News ID: 210722
Published: 0408 GMT February 27, 2018

New understanding of ocean turbulence could improve climate models

New understanding of ocean turbulence could improve climate models

Brown University researchers have made a new insight into how Earth's oceans dissipate turbulence, which could make for better ocean and climate models. The research shows that the bulk of dissipation happens in relatively sparse locales around the globe.

Brown University researchers have made a key insight into how high-resolution ocean models simulate the dissipation of turbulence in the global ocean. Their research, published in Physical Review Letters, could be helpful in developing new climate models that better capture ocean dynamics, reported.

The study was focused on a form of turbulence known as mesoscale eddies, ocean swirls on the scale of tens to hundreds of kilometers across that last anywhere from a month to a year. These kinds of eddies can pinch off from strong boundary currents like the Gulf Stream, or form where water flows of different temperatures and densities come into contact.

"You can think of these as the weather of the ocean," said Baylor Fox-Kemper, coauthor of the study and an associate professor in Brown's Department of Earth, Environmental and Planetary Sciences.

"Like storms in the atmosphere, these eddies help to distribute energy, warmth, salinity and other things around the ocean. So understanding how they dissipate their energy gives us a more accurate picture of ocean circulation."

The traditional theory for how small-scale turbulence dissipates energy states that as an eddy dies out, it transmits its energy to smaller and smaller scales. In other words, large eddies decay into smaller and smaller eddies until all the energy is dissipated. It's a well-established theory that makes useful predictions that are widely used in fluid dynamics. The problem is that it doesn't apply to mesoscale eddies.

"That theory only applies to eddies in three-dimensional systems," Fox-Kemper said.

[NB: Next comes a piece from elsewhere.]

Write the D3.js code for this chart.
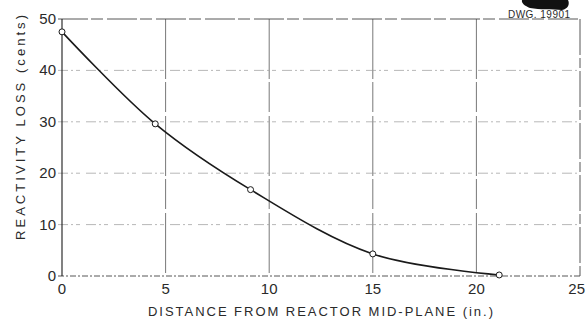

"Mesoscale eddies are on the scale of hundreds of kilometers across, yet the ocean is only four kilometers deep, which makes them essentially two-dimensional. And we know that dissipation works differently in two dimensions than it does in three."

Rather than breaking up into smaller and smaller eddies, Fox-Kemper says, two-dimensional eddies tend to merge into larger and larger ones.

"You can see it if you drag your finger very gently across a soap bubble," he said.

"You leave behind this swirly streak that gets bigger and bigger over time. Mesoscale eddies in the global ocean work the same way."

This upscale energy transfer is not as well understood mathematically as the downscale dissipation. That's what Fox-Kemper and Brodie Pearson, a research scientist at Brown, wanted to do with this study.

They used a high-resolution ocean model that has been shown to do a good job of matching direct satellite observations of the global ocean system. The model's high resolution means it's able to simulate eddies on the order of 100 kilometers across. Pearson and Fox-Kemper wanted to look in detail at how the model dealt with eddy dissipation in statistical terms.

"We ran five years of ocean circulation in the model, and we measured the damping of energy at every grid point to see what the statistics are," Fox-Kemper said. They found that dissipation followed what's known as a lognormal distribution — one in which one tail of the distribution dominates the average.

"There's the old joke that if you have 10 regular people in a room and Bill Gates walks in, everybody gets a billion dollars richer on average — that's a lognormal distribution," Fox-Kemper said.

"What it tells us in terms of turbulence is that 90 percent of the dissipation takes place in 10 percent of the ocean."

Fox-Kemper noted that the downscale dissipation of 3-D eddies follows a lognormal distribution as well. So despite the inverse dynamics, "there's an equivalent transformation that lets you predict lognormality in both 2-D and 3-D systems."